Most evangelicals will greet the new attitude expressed in Dean Martin’s article with great joy. The long overdue desire of liberals to take evangelicals seriously will not be the least of the reasons for this joy. It is also appropriate that Harvard is now acknowledging its evangelical roots in Puritanism. Certainly most evangelicals will agree with Dr. Martin that the lack of evangelical representation on the Harvard teaching staff is an unfortunate omission that should have been cared for long ago.

However, not all evangelicals will accept the claim that hitherto they could have attended Harvard “without feeling pressured to conform to a liberal theological point of view.” Even fewer evangelicals will be prone to believe that Harvard Divinity School has never had a faith test for appointment—at least not in the de facto sense. Indeed, Dr. Martin admits that by 1850 Harvard “had become de facto a Unitarian school,” and that the lack of evangelical representation on the faculty to date has been “an unfortunate omission.”

Be this as it may, let bygones be bygones. Let evangelicals accept with gladness this new attitude of acceptance by liberal leadership. Harvard is making a bold and commendable overture. Let us give them a belated opportunity to demonstrate their “long-standing commitment to toleration and freedom of thought.” Let every evangelical be grateful that one of America’s leading theological institutions is willing to “reject two unfair stereotypes that have been used over the years to describe evangelicals … that all evangelicals are narrow fundamentalists, and … that evangelicalism and good scholarship are mutually exclusive.”

Furthermore, let us accept the desire to have a chair of evangelical Christianity at Harvard as a bold step in the right direction. But with this step let Harvard take seriously what Dr.

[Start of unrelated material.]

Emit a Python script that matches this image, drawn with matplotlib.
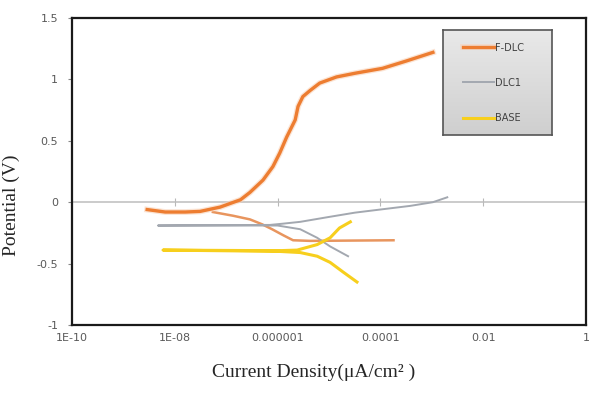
import numpy as np
import matplotlib
matplotlib.use("Agg")
import matplotlib.pyplot as plt
import matplotlib.ticker as mticker
import matplotlib.patheffects as pe

# F-DLC: anodic branch (incl. flat part at Ecorr) and cathodic branch
fdlc_an_i = [2.9e-9, 6.5e-9, 1.6e-8, 3.1e-8, 7.6e-8, 1.9e-7, 2.9e-7, 5.2e-7, 8.1e-7,
             1.1e-6, 1.5e-6, 2.2e-6, 2.5e-6, 3.1e-6, 4.3e-6, 6.6e-6, 1.4e-5, 3.2e-5,
             1.1e-4, 3.2e-4, 1.05e-3]
fdlc_an_e = [-0.06, -0.08, -0.08, -0.075, -0.04, 0.02, 0.08, 0.18, 0.29,
             0.40, 0.53, 0.67, 0.78, 0.86, 0.91, 0.97, 1.02, 1.05,
             1.09, 1.15, 1.22]
fdlc_ca_i = [5.5e-8, 1.35e-7, 2.9e-7, 5.0e-7, 7.8e-7, 1.3e-6, 2.0e-6, 4.3e-6, 1.8e-4]
fdlc_ca_e = [-0.08, -0.11, -0.14, -0.18, -0.22, -0.27, -0.31, -0.315, -0.31]

# DLC1
dlc1_i = [2.35e-5, 1.05e-5, 5.9e-6, 2.75e-6, 1.0e-6, 3.2e-7, 4.7e-9, 7.1e-7, 1.26e-6,
          2.75e-6, 1.0e-5, 3.2e-5, 9.8e-5, 3.8e-4, 1.05e-3, 2.0e-3]
dlc1_e = [-0.44, -0.36, -0.29, -0.22, -0.19, -0.19, -0.19, -0.185, -0.175,
          -0.16, -0.12, -0.085, -0.06, -0.03, 0.0, 0.04]

# BASE
base_i = [3.5e-5, 1.9e-5, 1.05e-5, 5.9e-6, 2.75e-6, 1.0e-6, 5.9e-9, 1.0e-6, 2.4e-6,
          5.9e-6, 1.05e-5, 1.6e-5, 2.6e-5]
base_e = [-0.65, -0.57, -0.49, -0.44, -0.41, -0.40, -0.39, -0.395, -0.39,
          -0.345, -0.29, -0.21, -0.16]

xticks = [1e-10, 1e-8, 1e-6, 1e-4, 1e-2, 1]
xticklabels = ["1E-10", "1E-08", "0.000001", "0.0001", "0.01", "1"]
yticks = [-1, -0.5, 0, 0.5, 1, 1.5]
yticklabels = ["-1", "-0.5", "0", "0.5", "1", "1.5"]

c_fdlc = "#ED7D31"
c_dlc1 = "#A3A8B0"
c_base = "#F7CF1D"

fig = plt.figure(figsize=(5.91, 4.03), dpi=100)
ax = fig.add_axes([72 / 591, 1 - 325 / 403, 514 / 591, 307 / 403])

ax.set_xscale("log")
ax.set_xlim(1e-10, 1)
ax.set_ylim(-1, 1.5)

halo = [pe.Stroke(linewidth=4.2, foreground="#F9D2B8", alpha=0.6), pe.Normal()]
l1, = ax.plot(fdlc_an_i, fdlc_an_e, color=c_fdlc, lw=2.4, path_effects=halo, zorder=4)
ax.plot(fdlc_ca_i, fdlc_ca_e, color="#E8955E", lw=1.8, zorder=3)
l2, = ax.plot(dlc1_i, dlc1_e, color=c_dlc1, lw=1.4, zorder=3)
l3, = ax.plot(base_i, base_e, color=c_base, lw=2.2, zorder=3)

ax.set_xticks(xticks)
ax.set_xticklabels(xticklabels)
ax.xaxis.set_minor_locator(mticker.NullLocator())
ax.set_yticks(yticks)
ax.set_yticklabels(yticklabels)
ax.tick_params(axis="x", length=0, pad=6, labelsize=8, labelcolor="#595959")
ax.tick_params(axis="y", length=3, width=0.8, color="#888888", pad=7,
               labelsize=8, labelcolor="#595959")
for s in ax.spines.values():
    s.set_linewidth(1.6)
    s.set_color("#1a1a1a")

# horizontal axis line at 0 V with cross ticks (Excel style)
sec = ax.secondary_xaxis(0.4)
sec.set_xticks(xticks[1:-1])
sec.xaxis.set_minor_locator(mticker.NullLocator())
sec.tick_params(axis="x", direction="inout", length=6, width=0.8,
                color="#B8B8B8", labelbottom=False, labeltop=False)
for s in sec.spines.values():
    s.set_color("#BDBDBD")
    s.set_linewidth(1.1)

ax.set_ylabel("Potential (V)", family="Liberation Serif", fontsize=14, color="#262626")
ax.yaxis.set_label_coords(-0.101, 0.391)
ax.set_xlabel("Current Density(\u03bcA/cm\u00b2 )", family="Liberation Serif",
              fontsize=14, color="#262626", va="center")
ax.xaxis.set_label_coords(0.471, -0.153)

# legend box with gradient
lax = fig.add_axes([443 / 591, 1 - 135 / 403, 109 / 591, 105 / 403])
grad = np.linspace(0, 1, 100).reshape(-1, 1)
lax.imshow(grad, aspect="auto", extent=[0, 1, 0, 1],
           cmap=matplotlib.colors.LinearSegmentedColormap.from_list("g", ["#E9E9E9", "#CFCFCF"]))
lax.set_xlim(0, 1)
lax.set_ylim(0, 1)
lax.set_xticks([])
lax.set_yticks([])
for s in lax.spines.values():
    s.set_color("#555555")
    s.set_linewidth(1.2)
lax.legend([l1, l2, l3], ["F-DLC", "DLC1", "BASE"], loc="upper left",
           bbox_to_anchor=(0.18, 0.88), frameon=False, borderpad=0, borderaxespad=0,
           handlelength=3.2, handletextpad=0.1, labelspacing=2.6,
           prop={"size": 7}, labelcolor="#404040")

fig.savefig("out.png", dpi=100)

Martin has acknowledged, namely, that (1) Harvard was founded by evangelicals, (2) that evangelicals helped rebuild its destroyed library, (3) that some one-sixth of its present students are evangelical (and there would have been more had there been evangelical faculty members), (4) that Harvard is committed to tolerance and freedom, and (5) that the time is long overdue to implement this belief in terms of evangelical faculty representation.

Of course, in view of all this, some evangelicals are sure to ask why we should pay one million dollars for a minority reentry into a school we began, helped rebuild, and still stock with students. I would think that an even greater token of Harvard’s sincerity toward evangelicals would be to hire several evangelical scholars without instituting a special chair. A special chair for evangelicals may only serve to represent evangelicalism as a minority oddity, which would again perpetrate a myth about the true role of evangelicalism in America.